Unfortunately for the mayor, Tisch, chancellor of the state Regents, was delivering what she called, "useful truths." She announced, on the same day, that only 21 percent of those graduates were prepared for college or the world of work.

Such useful truths and the mayor's refusal to face reality have damaged his credibility. The July 27 Quinnipiac University Poll found that 58 percent of all New Yorkers disapprove, and only 32 percent approve, of the way Bloomberg is handling the public schools. The poll broke out numbers for public school parents and found that a whopping 69 percent disapprove and only 29 percent approve of the mayor's performance. And an earlier poll in May had found that voters believe by 57 -- 23 percent, over 2 to 1, that "the mayor's takeover of the public schools has been mainly a failure rather than a success."

Mayor Bloomberg will be in charge of the schools and its $23.8 billion budget, up from $17.7 billion in 2002, according to Ray Domanico of the Independent Budget Office, for almost another two and a half school years. With such broad public rejection of his leadership and his version of mayoral control, the legislature and Governor Andrew Cuomo need to start the process of revising mayoral control. And they need to start now. We can't ask 1.1 million children to continue to be part of a failing experiment and wait until January 2014, the end of the mayor's term.

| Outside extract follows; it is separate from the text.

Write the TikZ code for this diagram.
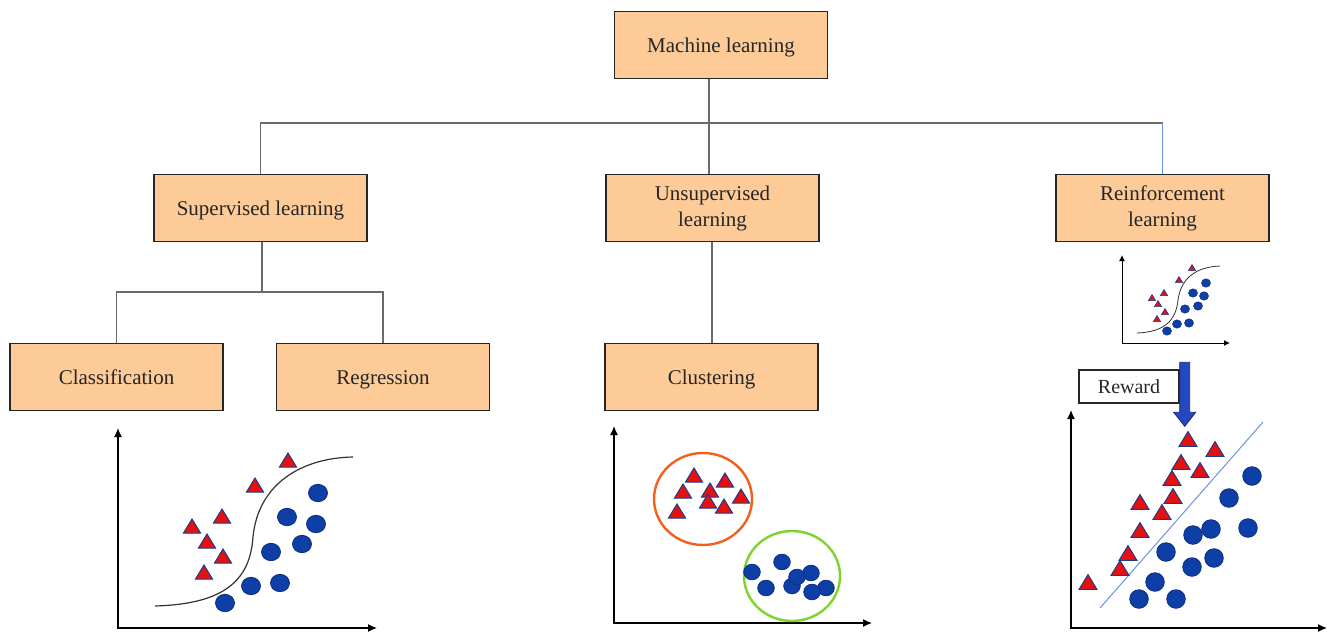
\documentclass[tikz,border=0pt]{standalone}
\usepackage{fontspec}
\setmainfont{Liberation Serif}
\usetikzlibrary{arrows.meta}
\definecolor{boxfill}{HTML}{FDCB98}
\definecolor{tred}{HTML}{E8100F}
\definecolor{tblue}{HTML}{1B3C8C}
\definecolor{cblue}{HTML}{0D3FA6}
\definecolor{cedge}{HTML}{0A2E80}
\definecolor{linegray}{HTML}{6A6A6A}
\definecolor{lineblue}{HTML}{6A93E6}
\definecolor{corange}{HTML}{F2601E}
\definecolor{cgreen}{HTML}{7FD32E}
\definecolor{arrowblue}{HTML}{2547C0}
\definecolor{arrowedge}{HTML}{13287A}
\tikzset{
  box/.style={draw=black!85, line width=1.6pt, fill=boxfill, minimum width=213pt,
    minimum height=67pt, inner sep=0pt, align=center,
    font=\fontsize{21}{26}\selectfont, text=black!85},
  boxone/.style={box, text height=14pt, text depth=0pt},
  rewardbox/.style={draw=black!85, line width=1.4pt, fill=white, minimum width=100pt,
    minimum height=33pt, inner sep=0pt, font=\fontsize{20}{24}\selectfont, text=black!85},
  conn/.style={draw=linegray, line width=1.3pt},
  axisl/.style={line width=1.3pt, {Latex[length=9pt,width=8pt]}-{Latex[length=9pt,width=8pt]}},
  axiss/.style={line width=1pt, {Latex[length=6pt,width=6pt]}-{Latex[length=6pt,width=6pt]}},
  trist/.style={fill=tred, draw=tblue, line width=1pt, line join=miter},
  tristsm/.style={fill=tred, draw=tblue, line width=0.6pt},
  dotst/.style={fill=cblue, draw=cedge, line width=0.8pt},
  tri/.pic={\path[trist] (-8.5,6) -- (8.5,6) -- (0,-8) -- cycle;},
  trism/.pic={\path[tristsm] (-3.6,2.6) -- (3.6,2.6) -- (0,-3.4) -- cycle;},
}
\begin{document}
\begin{tikzpicture}[x=1pt,y=-1pt]
\useasboundingbox (0,0) rectangle (1330,632);
\fill[white] (0,0) rectangle (1330,632);

% tree boxes
\node[boxone] (ml)  at (721,45)    {Machine learning};
\node[boxone] (sup) at (260.5,208) {Supervised learning};
\node[box] (un)  at (712.5,208) {\raisebox{-2pt}{Unsupervised}\\\raisebox{-2pt}{learning}};
\node[box] (rl)  at (1162.5,208) {\raisebox{-2pt}{Reinforcement}\\\raisebox{-2pt}{learning}};
\node[boxone] (cls) at (116.5,377) {Classification};
\node[boxone] (reg) at (383,377)   {Regression};
\node[boxone] (clu) at (711.5,377) {Clustering};

% connectors
\coordinate (j1) at (709,123);
\coordinate (j2) at (262,292);
\coordinate (j3) at (712,300);
\draw[conn] (j1 |- ml.south) -- (j1) -- (j1 |- un.north);
\draw[conn] (sup.north) |- (j1) -- (j1 -| rl.north);
\draw[conn, draw=lineblue] (rl.north) -- (rl.north |- j1);
\draw[conn] (j2 |- sup.south) -- (j2);
\draw[conn] (cls.north) |- (j2) -| (reg.north);
\draw[conn] (j3 |- un.south) -- (j3 |- clu.north);

% ---------- classification plot ----------
\draw[axisl] (118,428) -- (118,628) -- (377,628);
\draw[line width=1.2pt, black!80] (155,606) .. controls (225,604) and (250,580) .. (253,537)
  .. controls (258,485) and (300,458) .. (353,457);
\foreach \p in {(288,461),(255,486),(222,517),(192,527),(207,542),(223,557),(204,573)}
  \pic at \p {tri};
\foreach \p in {(318,493),(287,517),(316,524),(302,544),(271,552),(251,586),(280,583),(225,603)}
  \path[dotst] \p ellipse [x radius=9.5, y radius=8.7];

% ---------- clustering plot ----------
\draw[axisl] (614,426) -- (614,623) -- (872,623);
\draw[corange, line width=2.4pt] (703,499) ellipse [x radius=49, y radius=46];
\draw[cgreen, line width=2.4pt] (792,576) ellipse [x radius=48, y radius=45];
\foreach \p in {(694,476),(725,481),(683,492),(710,491),(741,497),(708,502),(724,507),(677,512)}
  \pic at \p {tri};
\foreach \p in {(752,572),(782,562),(811,573),(792,586),(797,577),(766,588),(826,588),(812,592)}
  \path[dotst] \p ellipse [x radius=8.3, y radius=7.8];

% ---------- reinforcement small plot ----------
\draw[axiss] (1122,255) -- (1122,343) -- (1230,343);
\draw[line width=0.8pt, black!80] (1137,333) .. controls (1165,332) and (1176,320) .. (1178,300)
  .. controls (1181,278) and (1196,267) .. (1220,266);
\foreach \p in {(1192,268),(1179,280),(1164,293),(1152,298),(1158,304),(1165,312),(1157,319)}
  \pic at \p {trism};
\foreach \p in {(1206,283),(1193,293),(1204,296),(1198,306),(1185,309),(1177,324),(1189,323),(1167,331)}
  \path[dotst, line width=0.5pt] \p ellipse [x radius=4.5, y radius=4.2];

% ---------- reinforcement large plot ----------
\draw[axisl] (1071,410) -- (1071,628) -- (1327,628);
\draw[lineblue, line width=1pt] (1100,608) -- (1263,422);
\foreach \p in {(1188,440),(1215,450),(1181,463),(1200,471),(1172,479),(1173,497),(1140,503),(1162,513),(1140,531),(1128,554),(1120,569),(1088,583)}
  \pic[scale=1.05] at \p {tri};
\foreach \p in {(1252,476),(1229,498),(1248,528),(1211,529),(1193,535),(1166,552),(1214,558),(1192,567),(1155,582),(1139,599),(1176,599)}
  \path[dotst] \p circle [radius=9.3];

% reward box and arrow
\node[rewardbox] (rw) at (1129,386.5) {Reward};
\path[fill=arrowblue, draw=arrowedge, line width=0.8pt]
  (rw.north east) ++(0,-7) -- ++(10,0) -- ++(0,50) -- ++(6,0) -- ++(-11,14) -- ++(-11,-14) -- ++(6,0) -- cycle;
\end{tikzpicture}
\end{document}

And the rest of the nation needs to search out and listen to the critics of the so-called new reforms; the Obama administration calls its version Race to the Top. I say search out because the wealthy and powerful advocates -- billionaire foundation heads, wealthy newspaper publishers, hedge fund managers, and a billionaire mayor and other elected officials -- of the "new reforms" have been able to dominate the education reform debate. They have been able to advance their damaging agenda even though the program has failed in New York and Chicago, and the National Academies of Science in May released a 10-year study that found little progress and many problems with the test-based accountability system of education reform.